In 1926 Kingwell Hall was the site of a Prep School for entrance into Public Schools and the Royal Navy and was for boys aged 7-14. Pupils came from as far afield as West Africa, India and China and here is an extract from the Somerset Guardian of the day describing the benefits of the school:
“The boys are regularly taught Swedish drill and breathing exercises and after the mid-day meal they are required to rest for a short period. At night the windows are left open and the air at this height above the sea is so healthy and helpful to the delicate boys that Mr. Allan’s (The Headmaster) record of the height and weight of the boys affords an excellent criterion of the progressive benefits of their stay at the school”.

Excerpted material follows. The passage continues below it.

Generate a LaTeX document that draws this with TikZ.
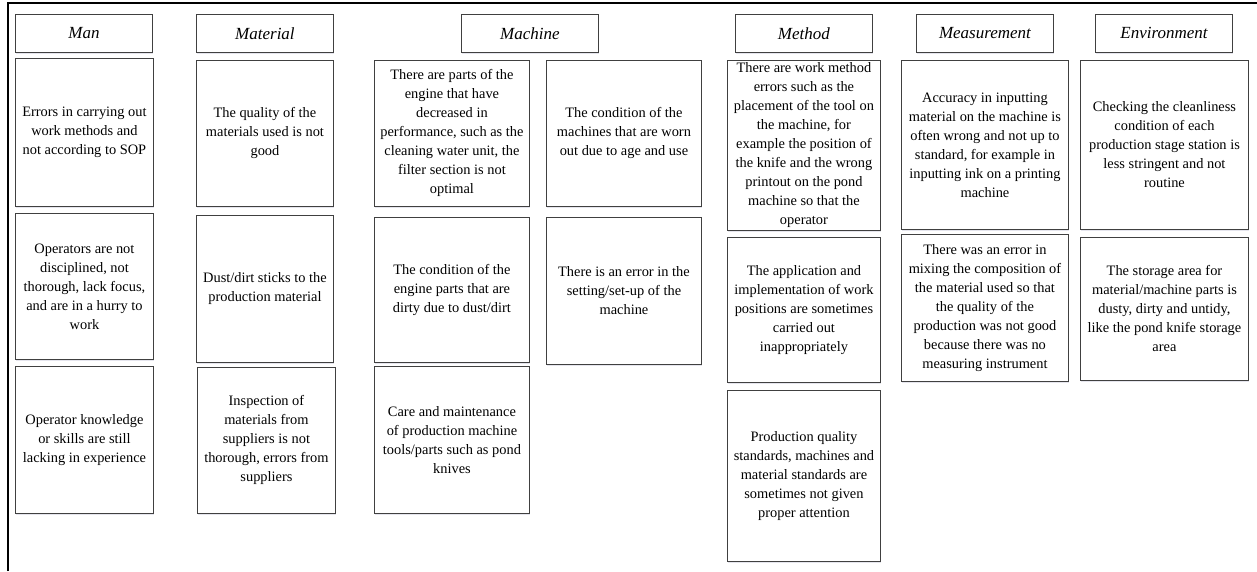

The scholars of the Church of England school in the village gave a Christmas concert in the Church Room in aid of the prize and sports’fund. The children had been trained by Headmaster Albert Lewis and the Infant Mistress Miss Dando. On Boxing Day over 300 children enjoyed tea in the Church Room followed by a musical programme organised by Arthur Lewis and his concert party.
It was a year of distinctly mixed fortunes for Timsbury’s football team. In April the first team beat Bath Legion 4-2 in the final of the Bath Chronicle and Herald Cup at Tunley. The captain of the Timsbury team was Percy Thatcher and his great-grandson Aaron Dix was to follow in his footsteps as captain and club stalwart. However, at the same venue in October the entente cordiale evident between Timsbury and Tunley at the cup final turned sour and violence erupted at the local derby. Players and supporters were all involved and the Tunley committee protested to the Somerset F.A. about the threatening attitude of the Timsbury management and fans. The Timsbury secretary informed the Association that it was just “a typical little local derby” and that the only dispute between himself and the referee was over the amount of his fee whether it was five shillings and eightpence or five shillings and tuppence. The F.A. were clearly not impressed and Timsbury were ordered to post warning notices to their spectators and one of the players was suspended for the rest of the season.
Finally I was interested to see that one of the week’s personalities in the Somerset Guardian was Mr. George Bilk of Pensford who had been sub-postmaster in the village for many years and a local Methodist preacher for 60 years. Mr Bilk had come to Pensford from Cowes in the Isle of Wight in 1891 where he had been a furniture fitter of yachts. As we all know the name Bilk was later to become synonymous with Pensford thanks to a certain Stranger On The Shore in the early 1960s.